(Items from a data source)

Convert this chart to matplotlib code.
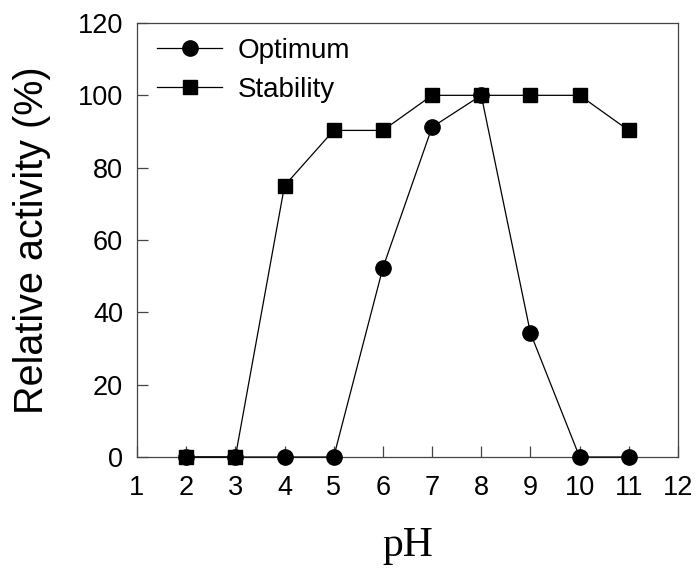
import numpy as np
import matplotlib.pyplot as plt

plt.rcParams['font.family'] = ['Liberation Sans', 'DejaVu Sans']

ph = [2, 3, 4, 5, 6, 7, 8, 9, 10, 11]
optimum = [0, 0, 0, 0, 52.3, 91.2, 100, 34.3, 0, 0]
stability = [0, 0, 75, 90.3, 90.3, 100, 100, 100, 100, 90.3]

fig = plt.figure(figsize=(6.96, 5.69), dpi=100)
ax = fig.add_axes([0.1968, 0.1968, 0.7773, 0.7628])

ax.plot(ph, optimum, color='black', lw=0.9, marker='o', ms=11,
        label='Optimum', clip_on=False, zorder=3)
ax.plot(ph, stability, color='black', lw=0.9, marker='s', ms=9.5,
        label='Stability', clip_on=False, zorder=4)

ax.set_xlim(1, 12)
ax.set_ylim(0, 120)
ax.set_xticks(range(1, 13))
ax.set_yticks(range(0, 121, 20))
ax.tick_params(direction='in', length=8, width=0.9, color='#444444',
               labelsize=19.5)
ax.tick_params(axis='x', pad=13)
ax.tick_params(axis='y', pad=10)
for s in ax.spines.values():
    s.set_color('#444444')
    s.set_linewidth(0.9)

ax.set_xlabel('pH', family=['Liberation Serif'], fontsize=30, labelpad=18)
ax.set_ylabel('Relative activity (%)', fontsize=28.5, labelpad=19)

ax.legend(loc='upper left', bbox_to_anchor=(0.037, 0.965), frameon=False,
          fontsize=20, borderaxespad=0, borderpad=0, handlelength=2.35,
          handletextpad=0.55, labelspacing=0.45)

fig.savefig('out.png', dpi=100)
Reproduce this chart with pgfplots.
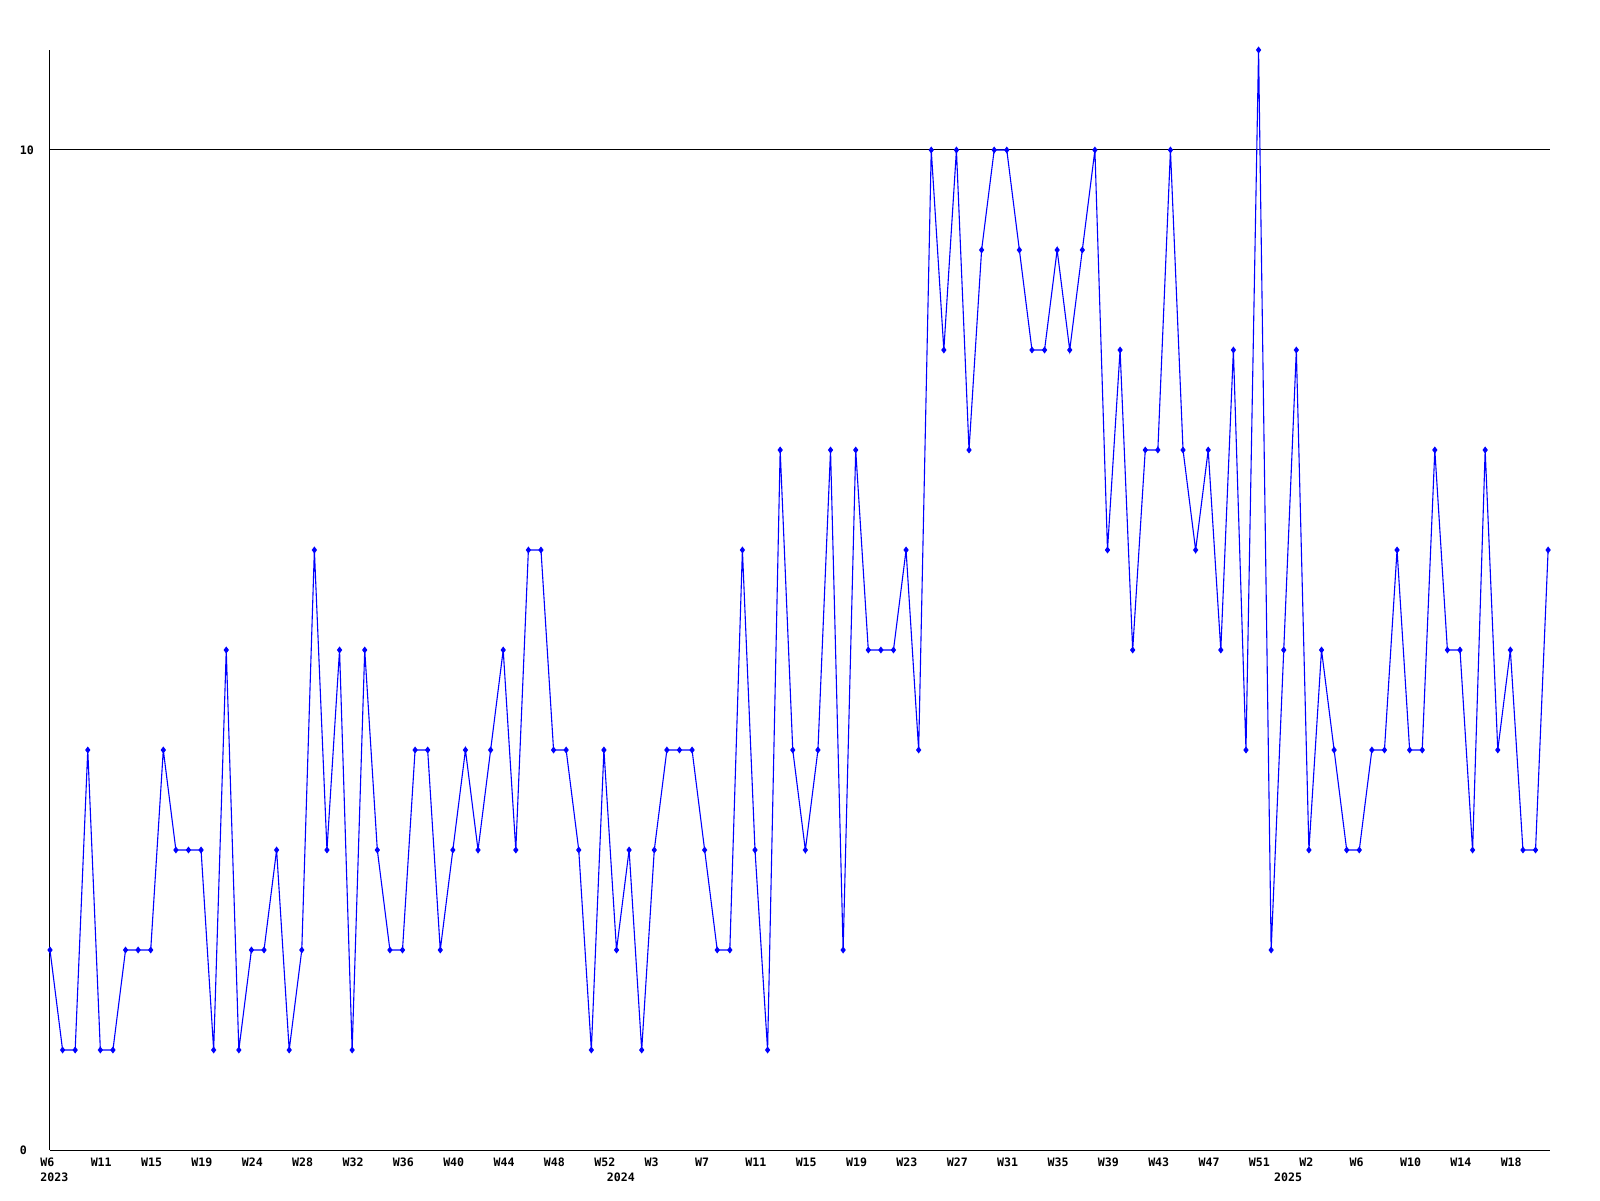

### [Task brief]
Send back the data above word for word, with the pictures left out.

### [Task output]
Convert this chart to matplotlib code.
import numpy as np
import matplotlib.pyplot as plt

plt.rcParams['font.family'] = ['Liberation Sans', 'DejaVu Sans']

ph = [2, 3, 4, 5, 6, 7, 8, 9, 10, 11]
optimum = [0, 0, 0, 0, 52.3, 91.2, 100, 34.3, 0, 0]
stability = [0, 0, 75, 90.3, 90.3, 100, 100, 100, 100, 90.3]

fig = plt.figure(figsize=(6.96, 5.69), dpi=100)
ax = fig.add_axes([0.1968, 0.1968, 0.7773, 0.7628])

ax.plot(ph, optimum, color='black', lw=0.9, marker='o', ms=11,
        label='Optimum', clip_on=False, zorder=3)
ax.plot(ph, stability, color='black', lw=0.9, marker='s', ms=9.5,
        label='Stability', clip_on=False, zorder=4)

ax.set_xlim(1, 12)
ax.set_ylim(0, 120)
ax.set_xticks(range(1, 13))
ax.set_yticks(range(0, 121, 20))
ax.tick_params(direction='in', length=8, width=0.9, color='#444444',
               labelsize=19.5)
ax.tick_params(axis='x', pad=13)
ax.tick_params(axis='y', pad=10)
for s in ax.spines.values():
    s.set_color('#444444')
    s.set_linewidth(0.9)

ax.set_xlabel('pH', family=['Liberation Serif'], fontsize=30, labelpad=18)
ax.set_ylabel('Relative activity (%)', fontsize=28.5, labelpad=19)

ax.legend(loc='upper left', bbox_to_anchor=(0.037, 0.965), frameon=False,
          fontsize=20, borderaxespad=0, borderpad=0, handlelength=2.35,
          handletextpad=0.55, labelspacing=0.45)

fig.savefig('out.png', dpi=100)
Reproduce this chart with pgfplots.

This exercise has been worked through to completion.